After a ten-week strike, management eventually caved in and gave the workers what they asked for. In the scheme of things it was a relatively small concession but a great boost for organised labour and the fight for better conditions and rights.
When we arrived in Blackball, we were lucky enough to be met by Paul Maunder at the Museum of Working Class History. Not only is he a force of local community activism but his plays and films have played an important role in New Zealand’s culture.
He talked to us about Blackball’s history, New Zealand’s political journey and where next for socialist values in an increasingly global neoliberal world. It was fascinating and we are very grateful to him for spending time with us.
We should make it clear that the role of mining and labour relations in the area is far from being ancient history. There are still active mines operating here and danger is still very present. On 19 November 2010, a methane explosion trapped 29 miners and contractors 5,000ft into the Pike River Mine. Despite the efforts of rescue workers and locals, none of the 29 was ever brought out and another explosion rocked the mine five days later.

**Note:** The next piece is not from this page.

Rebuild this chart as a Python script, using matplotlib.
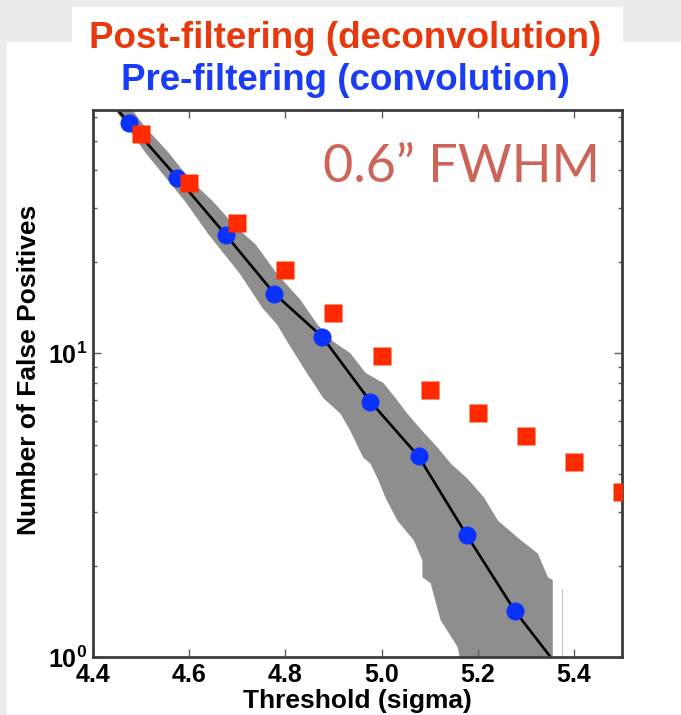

The walls of the local pub in Blackball, called Formerly the Blackball Hilton (following a legal challenge by the multinational hotel chain), are covered with the history of the area, from the original 1908 strike banner to recent media clippings. Most touching is the flag of the Queensland Mines Rescue Service, who clearly spent time at the Hilton while involved in the Pike River rescue attempt and appreciated the sense of community the pub and people of Blackball offered.
The 29 who were lost are commemorated at the Museum. Each ceramic name plaque was made by a family member during a one-day, shared event that must have been just as important a part of the memorial as the final wheel that stands in the garden.
We took our leave of Blackball and headed to the Brunner Mine Site. This was where the coal seam was first spotted by Thomas Brunner during his search for more farmland in the 1840s. The Brunner Mine was dug on one side of the Grey River and (to Allan’s delight) the Tyneside Mine on the other. Here we also read about the Wallsend pub. Another mining disaster here in 1896 took 65 lives, which are memorialised at the site and in Greymouth itself.
Although the mining industry clearly dominates the local story around Greymouth, it is not the only note in its song. Paul Maunder is working on another play that will look at forestry through a punk rock lens (lucky Greymouth residents should have the chance to see it in mid-2017). The award-winning Blackball Salami Company is famed for its cured meats and even supplies Antarctic bases. A new walk is opening up through these mountains, which will go straight through the village and should bring more people up there.
We’ll remember Blackball for a long time.